Yamba Surf Life Saving Club captain Steve Herbert at Yamba Main Beach yesterday, where crowds have exceeded 1000 every day this week.

Yamba needs more lifesavers

A YAMBA lifeguard believes inadequate surf lifesaving services could jeopardise the Valley’s tourist trade, calling for funding to be expanded to meet the growing demands on our beaches.

An estimated 1200 people flocked to Yamba’s Main Beach on at least two days this week and more than 1000 each day for the rest of the week, making it the beach’s busiest of the season.

Yamba Surf Life Saving Club captain of three years and former council lifeguard Steve Herbert said lifeguards were being placed in unrealistic situations and that there needed to be a minimum of two lifeguards at all patrolled beaches if equipment such as defibrillators were to be used effectively.

“I am speaking out of concern for the public and for the lifeguards who are placed in life-and-death situations,” the lifeguard veteran of 33 years said.

He said that although people are advised to swim between the flags, the lifeguard services extended to ‘cardiac arrest, cuts and broken ankles’ that could take lifeguards away from their primary patrol areas.

“You do whatever is needed,” Mr Herbert said

Australian Lifeguard Services, in its three-year tender application to Clarence Valley Council which was awarded in August last year, instigated the change from two lifeguard supervisors to one and from three relief lifeguards to one.

However, State manager for Australian Lifeguard Services, Stephen Leahy, said the service was continuing to operate at the same level of efficiency.

In a 2008 Coastal Risk Assessment Plan undertaken by council, the major recommendation was the provision of two lifeguards at all beaches previously serviced – a move that would in effect double the service cost.
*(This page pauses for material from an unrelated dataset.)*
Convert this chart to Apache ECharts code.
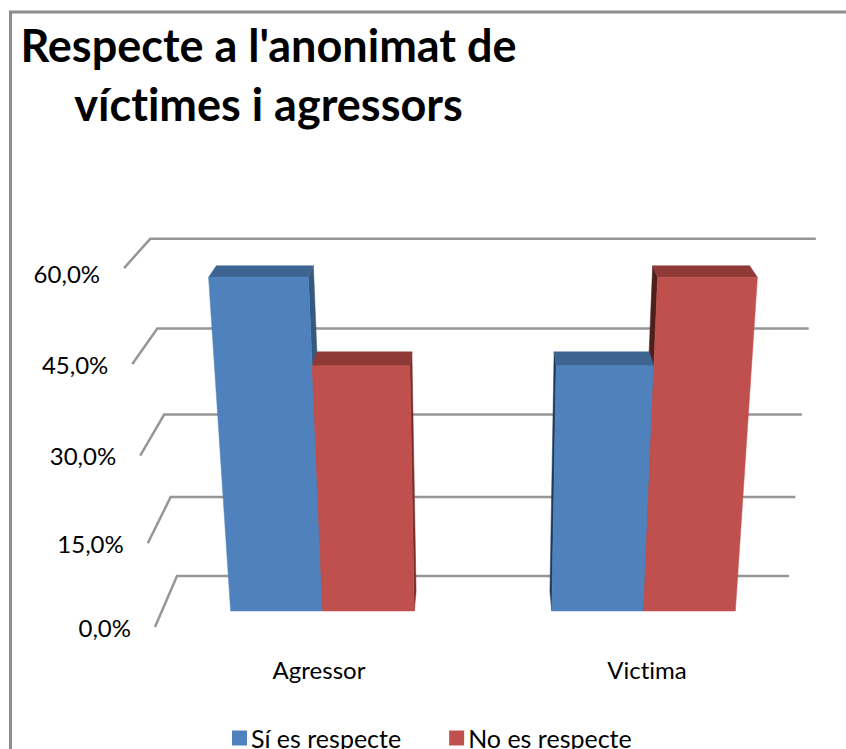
<!DOCTYPE html>
<html>
<head>
<meta charset="utf-8">
<title>Respecte a l'anonimat</title>
<script src="https://cdn.jsdelivr.net/npm/echarts@6/dist/echarts.min.js"></script>
<style>
  html, body { margin: 0; padding: 0; background: #fff; }
  #chart { width: 846px; height: 749px; }
  #chart text { font-variant-ligatures: none; }
</style>
</head>
<body>
<div id="chart"></div>
<script>
// dades
const categories = ['Agressor', 'Victima'];
const siValues = [57.1, 42.9];
const noValues = [42.9, 57.1];
const yTicks = [0, 15, 30, 45, 60];
const yTickLabels = ['0,0%', '15,0%', '30,0%', '45,0%', '60,0%'];

const FONT = 'Lato';

// pla frontal del grafic (coordenades planes de l'eix)
const gridLeft = 155, gridTop = 267, gridW = 656, gridH = 360;
const cx = gridLeft + gridW / 2;
const yMax = 60;

// perspectiva: X -1..1, v 0..1, d 0 (davant) .. 1 (paret del fons)
function project(X, v, d) {
  const w = 1 - 0.0862 * v + 0.0718 * d;
  return [cx + (gridW / 2) * X / w, (627 - 382 * v - 9.6 * d) / w];
}

function planeV(py) {
  return (gridTop + gridH - py) / gridH;
}

// grid lines + tick labels
function renderWall(params, api) {
  const idx = api.value(0);
  const v = planeV(api.coord([0, yTicks[idx]])[1]);
  const a = project(-1, v, 0), b = project(-1, v, 1), c = project(1, v, 1);
  return {
    type: 'group',
    children: [
      {
        type: 'polyline',
        shape: { points: [a, b, c] },
        style: { stroke: '#969696', lineWidth: 2.5, fill: null }
      },
      {
        type: 'text',
        style: {
          x: a[0] - 24,
          y: a[1] + (idx === 4 ? 5 : 0),
          text: yTickLabels[idx],
          fill: '#000',
          font: '24px ' + FONT,
          align: 'right',
          verticalAlign: 'middle'
        }
      }
    ]
  };
}

const depthFront = 0.3, depthBack = 0.68, barFrac = 0.286;

function barRenderer(dir, front, top, sideOut, sideIn) {
  return function (params, api) {
    const p = api.coord([api.value(0), api.value(1)]);
    const band = api.size([1, 0])[0];
    const v = planeV(p[1]);
    const xc = (p[0] - cx) / (gridW / 2);
    const w = barFrac * band / (gridW / 2);
    const x0 = dir < 0 ? xc - w : xc;
    const x1 = dir < 0 ? xc : xc + w;
    const edge = xc < 0 ? x1 : x0;   // la cara lateral que es veu
    const quad = (pts, fill, z2) => ({
      type: 'polygon',
      z2: z2,
      shape: { points: pts },
      style: { fill: fill, stroke: fill, lineWidth: 0.5 }
    });
    return {
      type: 'group',
      children: [
        quad([project(edge, v, depthFront), project(edge, v, depthBack),
              project(edge, 0, depthBack), project(edge, 0, depthFront)],
             xc < 0 ? sideOut : sideIn, 1),
        quad([project(x0, v, depthFront), project(x1, v, depthFront),
              project(x1, v, depthBack), project(x0, v, depthBack)], top, 2),
        quad([project(x0, v, depthFront), project(x1, v, depthFront),
              project(x1, 0, depthFront), project(x0, 0, depthFront)], front, 3)
      ]
    };
  };
}

const chart = echarts.init(document.getElementById('chart'), null, { renderer: 'svg' });
chart.setOption({
  animation: false,
  backgroundColor: '#fff',
  title: {
    text: "Respecte a l'anonimat de\nvíctimes i agressors",
    left: 263.5,
    top: 10,
    textAlign: 'center',
    textStyle: { fontFamily: FONT, fontWeight: 'bold', fontSize: 45, lineHeight: 59, color: '#000' }
  },
  graphic: [{
    type: 'polyline',
    shape: { points: [[10.5, 749], [10.5, 12], [846, 12]] },
    style: { stroke: '#8c8c8c', lineWidth: 3, fill: null }
  }],
  legend: {
    data: ['Sí es respecte', 'No es respecte'],
    left: 227,
    top: 720,
    icon: 'rect',
    itemWidth: 15,
    itemHeight: 15,
    itemGap: 48,
    textStyle: { fontFamily: FONT, fontSize: 25, lineHeight: 22, color: '#000', padding: [0, 0, 4, -1] }
  },
  grid: { left: gridLeft, top: gridTop, width: gridW, height: gridH },
  xAxis: {
    type: 'category',
    data: categories,
    axisLine: { show: false },
    axisTick: { show: false },
    splitLine: { show: false },
    axisLabel: { margin: 30, color: '#000', fontFamily: FONT, fontSize: 24 }
  },
  yAxis: {
    type: 'value',
    min: 0,
    max: yMax,
    interval: 15,
    axisLine: { show: false },
    axisTick: { show: false },
    splitLine: { show: false },
    axisLabel: { show: false }
  },
  series: [
    {
      type: 'custom',
      name: 'wall',
      z: 1,
      silent: true,
      renderItem: renderWall,
      encode: { x: [], y: 1 },
      data: yTicks.map((t, i) => [i, t])
    },
    {
      type: 'custom',
      name: 'Sí es respecte',
      z: 2,
      itemStyle: { color: '#4F81BD' },
      renderItem: barRenderer(-1, '#4F81BD', '#3E6491', '#35587F', '#1F3A5C'),
      encode: { x: 0, y: 1 },
      data: siValues.map((v, i) => [i, v])
    },
    {
      type: 'custom',
      name: 'No es respecte',
      z: 2,
      itemStyle: { color: '#C0504D' },
      renderItem: barRenderer(1, '#C0504D', '#8F3A37', '#7A2E2B', '#4F1F1C'),
      encode: { x: 0, y: 1 },
      data: noValues.map((v, i) => [i, v])
    }
  ]
});
</script>
</body>
</html>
The only way council could meet this cost would be to reduce the number of beaches that were patrolled.

A Clarence Valley Council spokesman said lifeguard services had been extended by 63 days to accommodate Queensland holidays.

Mr Leahy said: “We work with council to ensure that they get the best service with their budget constraints. The level of service provision that is provided by a council can always be improved upon, but it is up to what ratepayers are prepared to pay,” he said.